Civitas Resources is offloading non-core interests in Colorado as the company prioritizes investment in the Permian Basin.
Civitas divested $85 million of non-core acreage in the Denver-Julesburg (D-J) Basin during the fourth quarter—primarily non-operated interests with minimal production, the Denver-based company reported in earnings after markets closed Feb. 27.
The company remains on track to reach a $300 million divestment target by the middle of the year.
Civitas has been cleaning up its portfolio in Colorado and plowing billions of dollars into deals in the Permian Basin—the nation’s top oil-producing region.
The company plans to deploy roughly 60% of its total investment into the Permian this year, with the remaining 40% earmarked for the D-J Basin.
Last year, Civitas made a splashy entrance into the Permian with nearly $7 billion in M&A.
The first pair of deals signed with NGP-backed privates Hibernia Energy III and Tap Rock Resources delivered assets in the Delaware Basin.
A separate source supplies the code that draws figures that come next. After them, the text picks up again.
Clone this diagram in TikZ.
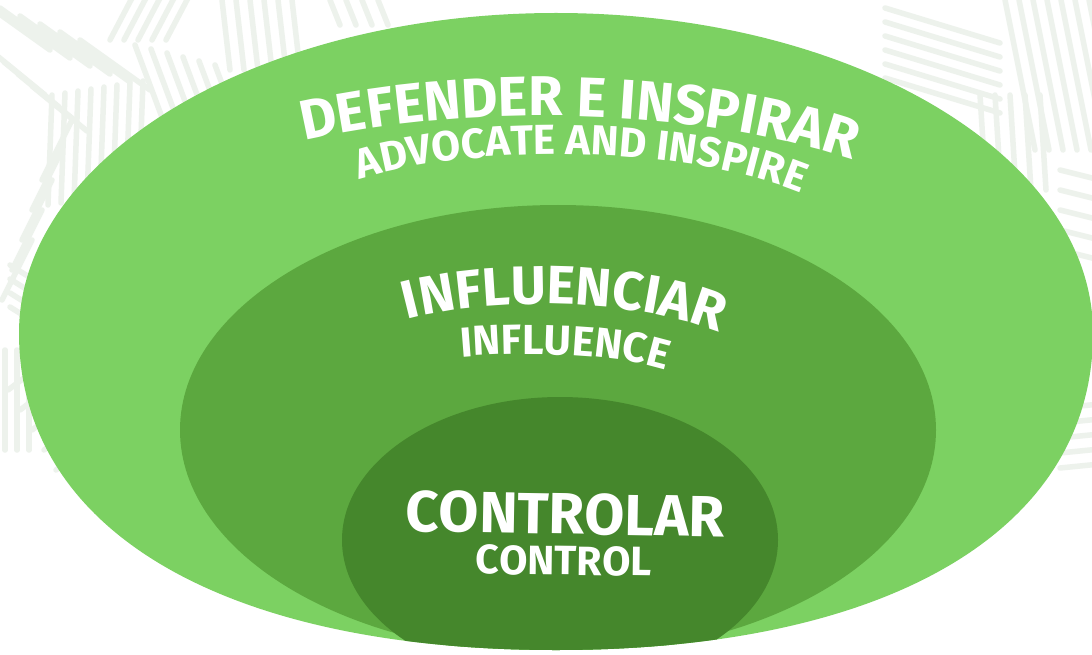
\documentclass[tikz,border=0pt]{standalone}
\usepackage{fontspec}
\newfontfamily\lbl{Fira Sans}
\usetikzlibrary{decorations.text}
\definecolor{outerg}{HTML}{7CD162}
\definecolor{midg}{HTML}{5CA83F}
\definecolor{inng}{HTML}{45872C}
\definecolor{leafc}{HTML}{EDF2EC}
\begin{document}
\begin{tikzpicture}[x=1pt,y=-1pt,
  leaf/.style={draw=leafc, line width=5.5pt, line cap=round},
  arctext/.style={decorate, decoration={text along path, text align=center, text color=white}}]
\useasboundingbox (0,0) rectangle (1092,655);
\fill[white] (0,0) rectangle (1092,655);

% background leaf strokes
\foreach \i in {0,...,5} \draw[leaf] ({-20+\i*20},{\i*8}) -- ++(70,50);
\foreach \i in {0,...,3} \draw[leaf] ({-10+\i*14},{50+\i*12}) -- ++(55,45);
\foreach \i in {0,...,7} \draw[leaf] ({52+\i*13},{95-\i*2}) -- ++(-4,110);
\foreach \i in {0,...,5} \draw[leaf] ({135+\i*16},{45+\i*4}) -- ++(28,75);
\foreach \i in {0,...,4} \draw[leaf] ({110+\i*14},{40}) -- ++(22,-42);
\foreach \i in {0,...,5} \draw[leaf] ({222+\i*14},{0}) -- ++(8,70);
\foreach \i in {0,...,4} \draw[leaf] ({2+\i*10},{300-\i*30}) -- ++(30,-60);
\foreach \i in {0,...,3} \draw[leaf] ({330+\i*16},{0}) -- ++(10,25);
\foreach \i in {0,...,5} \draw[leaf] (885,{8+\i*14}) -- ++(115,35);
\foreach \i in {0,...,6} \draw[leaf] ({1005+\i*14},{0}) -- ++(30,150);
\foreach \i in {0,...,4} \draw[leaf] ({980+\i*15},{95}) -- ++(6,95);
\foreach \i in {0,...,4} \draw[leaf] (1060,{170+\i*20}) -- ++(40,10);
\foreach \i in {0,...,4} \draw[leaf] (1060,{408+\i*15}) -- ++(40,-4);
\foreach \i in {0,...,4} \draw[leaf] ({8+\i*12},{390+\i*20}) -- ++(40,-30);
\foreach \i in {0,...,2} \draw[leaf] ({5+\i*12},{350}) -- ++(0,100);
\foreach \i in {0,...,3} \draw[leaf] ({10},{265+\i*14}) -- ++(40,25);

% outer shape
\fill[outerg] (19,333) .. controls (19,156) and (259,13) .. (556,13)
  .. controls (853,13) and (1093,156) .. (1093,333)
  .. controls (1093,530) and (889,650) .. (556,650)
  .. controls (223,650) and (19,530) .. (19,333) -- cycle;
\begin{scope}
\clip (19,333) .. controls (19,156) and (259,13) .. (556,13)
  .. controls (853,13) and (1093,156) .. (1093,333)
  .. controls (1093,530) and (889,650) .. (556,650)
  .. controls (223,650) and (19,530) .. (19,333) -- cycle;
\fill[midg] (558,430) ellipse [x radius=378pt, y radius=225pt];
\fill[inng] (560,540) ellipse [x radius=218pt, y radius=143pt];
\end{scope}

% texts
\path[arctext, decoration={text={|\lbl\bfseries\fontsize{56}{60}\selectfont|DEFENDER E INSPIRAR}}]
  (226,159) -- (305,141) .. controls (460,105) and (690,105) .. (852,160) -- (928,186);
\path[arctext, decoration={text={|\lbl\bfseries\fontsize{42}{48}\selectfont|ADVOCATE AND INSPIRE}}]
  (284,203) -- (360,179) .. controls (470,144) and (680,144) .. (800,193) -- (874,223);
\path[arctext, decoration={text={|\lbl\bfseries\fontsize{54}{60}\selectfont|INFLUENCIAR}}]
  (322,346) -- (398,322) .. controls (480,296) and (640,296) .. (727,336) -- (800,370);
\path[arctext, decoration={text={|\lbl\bfseries\fontsize{42}{48}\selectfont|INFLUENCE}}]
  (382,364) -- (462,357) .. controls (520,352) and (610,352) .. (666,370) -- (742,394);
\path[arctext, decoration={text={|\lbl\bfseries\fontsize{58}{64}\selectfont|CONTROLAR}}]
  (330,530) -- (800,538);
\path[arctext, decoration={text={|\lbl\bfseries\fontsize{41}{46}\selectfont|CONTROL}}]
  (400,573) -- (727,577);
\end{tikzpicture}
\end{document}
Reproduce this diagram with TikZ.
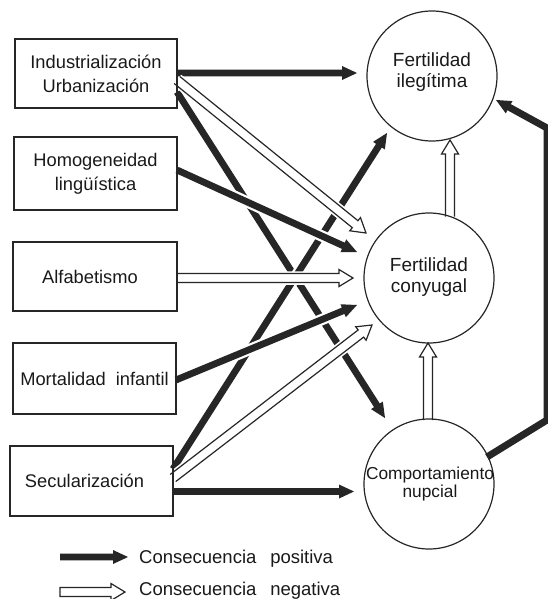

Civitas agreed to pay $4.7 billion in cash and stock.
Civitas announced a second Permian deal in October—a $2.1 billion acquisition of Vencer Energy, backed by global commodities trading house Vitol. The Vencer transaction adds interests in the Permian’s Midland Basin.
“As our D-J Basin asset continues to outperform, we were successful in strategically expanding our portfolio over the last year by capturing accretive acquisitions that provide us with important scale and diversification in another world-class unconventional basin, the Permian,” Civitas CEO Chris Doyle said in the earnings release.
D-J Basin production averaged 173,000 boe/d during the fourth quarter; Permian Basin volumes averaged in at 106,000 boe/d for the quarter.
Civitas plans to drill and complete between 130 and 150 gross Permian wells in 2024; between 90 and 110 gross wells are planned for the D-J.
Civitas was born in 2021 through the combination of three Colorado E&Ps: Bonanza Creek Energy, Extraction Oil & Gas and Crestone Peak. At the time of the merger, Civitas was the largest pure-play producer in Colorado.
As Civitas looked for scale through M&A, it needed to look outside of Colorado, Doyle told Hart Energy in an exclusive interview last year. Most of the quality D-J Basin acreage was already owned by a small group of public E&Ps, including Chevron, Occidental, PDC Energy and Civitas itself.
The D-J consolidated even more when Chevron bought PDC for $6.3 billion last year.